The liquidity crunch in the financial sector and high operating expenses have got private sector banks backing off from two-wheeler financing, and their public sector counterparts are filling the space they vacate.
"We had already stopped operating out of auto dealerships and are concentrating only on our existing customers. Since that is not a segment where there are potential buyers, sales have dipped considerably," said N Ravi Narayanan, head, vehicle finance, ICICI bank. "We found that the traditional way of financing was not viable as operating expense was too high. If we find that even in the current format expenses are high, then we may exit altogether."

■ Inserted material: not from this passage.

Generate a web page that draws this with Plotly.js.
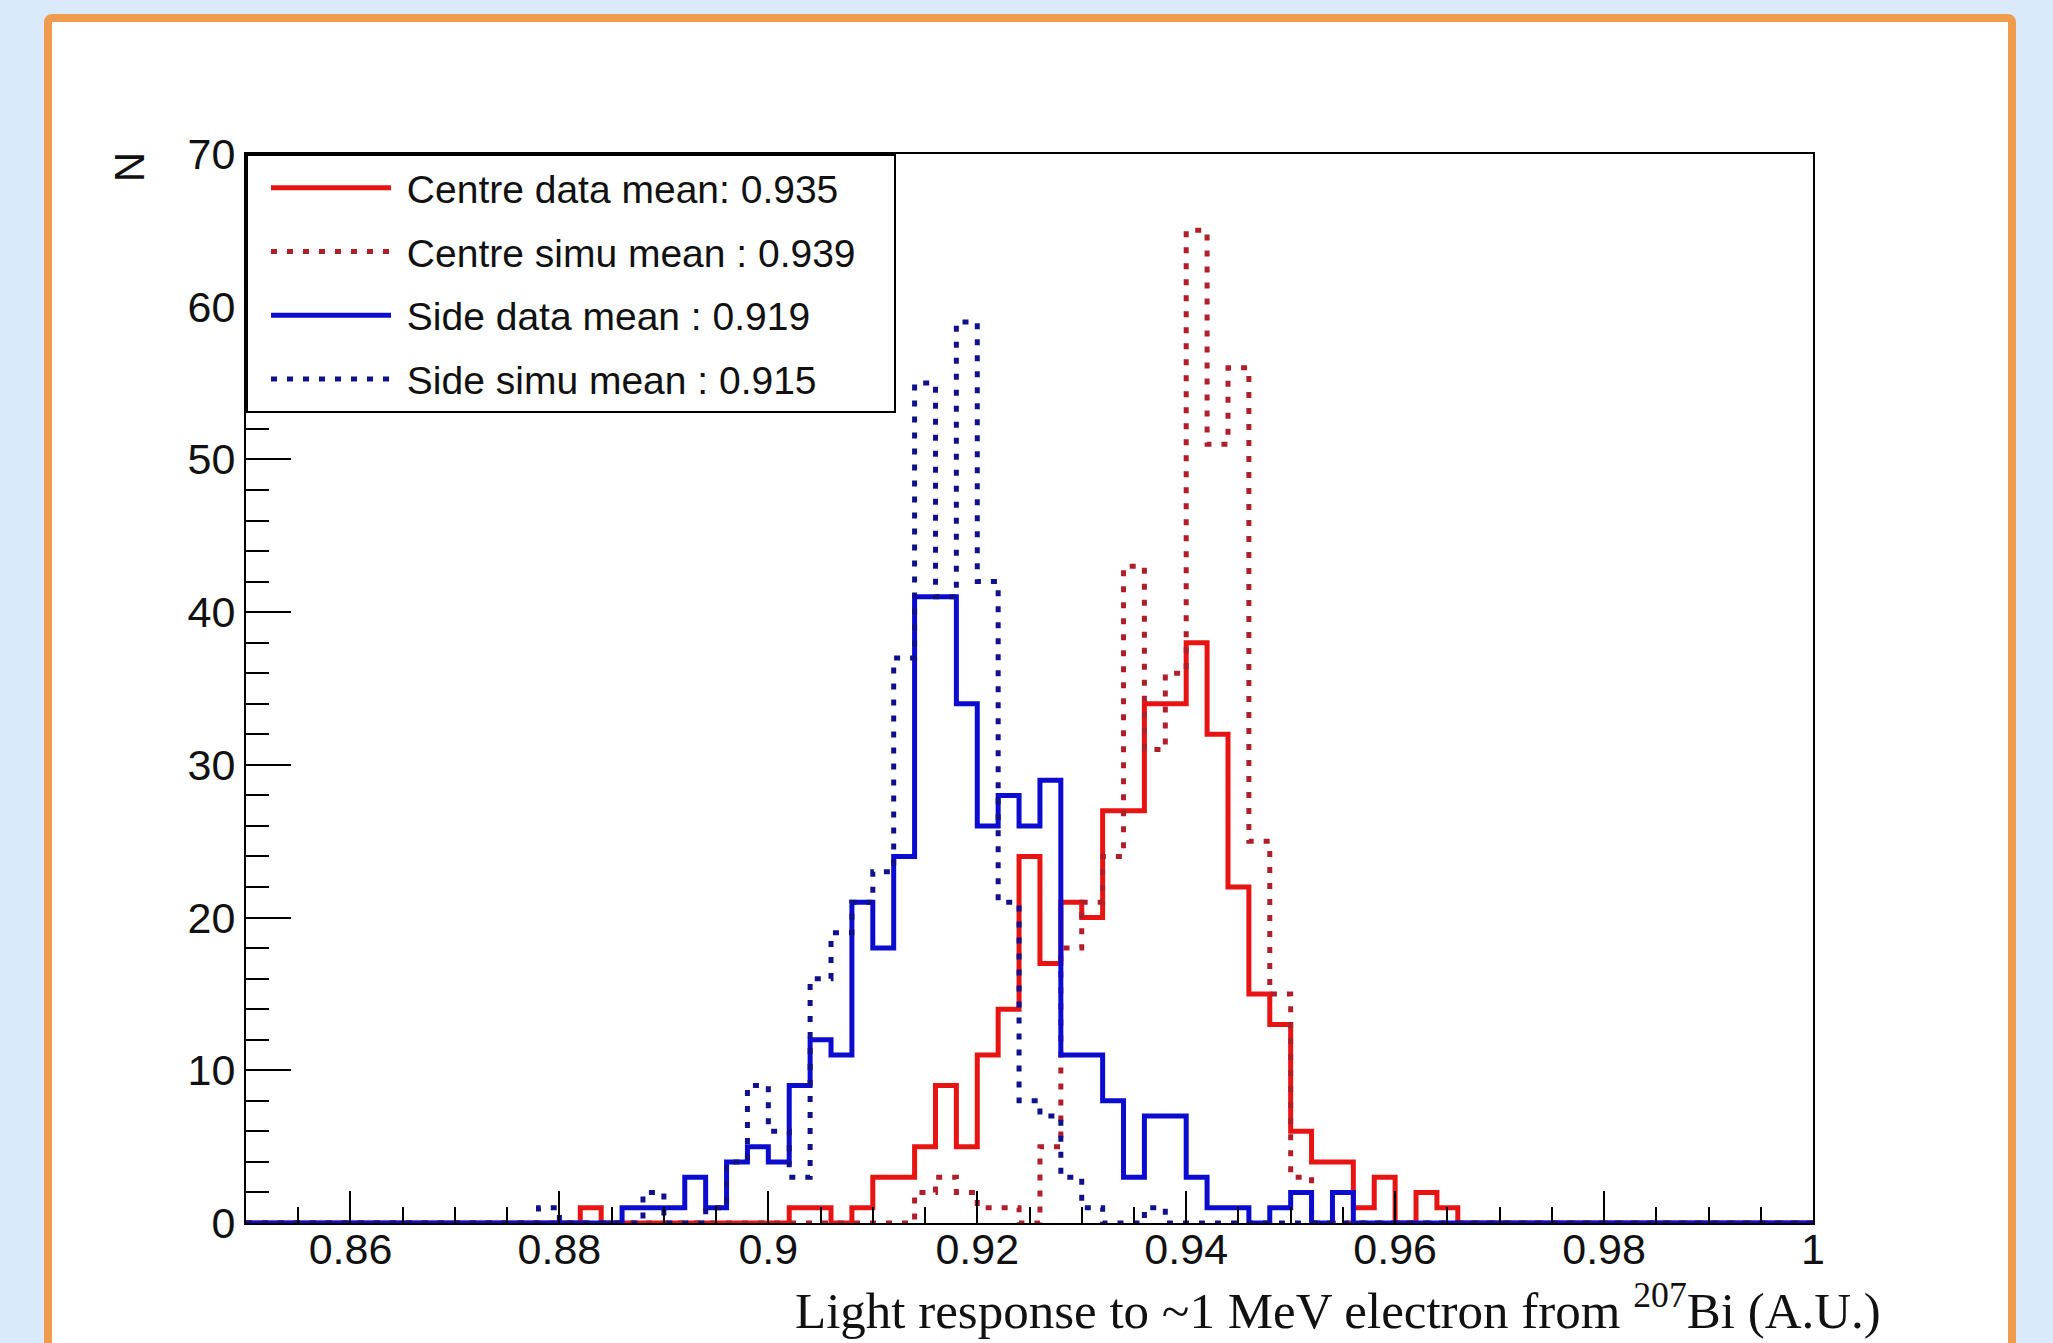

In a sector where over 80 per cent of vehicles are financed, companies are left with no option but to cosy up to traditionally sceptical public sector banks.
"We have found public sector banks more forthcoming vis-a-vis private sector which has become very stringent," said Atul Gupta, vice president, sales and marketing, Suzuki Motorcycles India. "Some of the private sector banks like ICICI Bank stopped disbursing loans since September."
Bajaj Auto is strengthening its own finance arm Bajaj Auto Finance. Marketleader Hero Honda has tied up with a number of regional rural banks to tap that market.
"We already have a tie up with Syndicate Bank and are in talks for tie ups with three other public sector banks," Gupta said.
Motorcyle sales grew 6.59 per cent in April-October this year, while scooter sales grew by 6.79 per cent.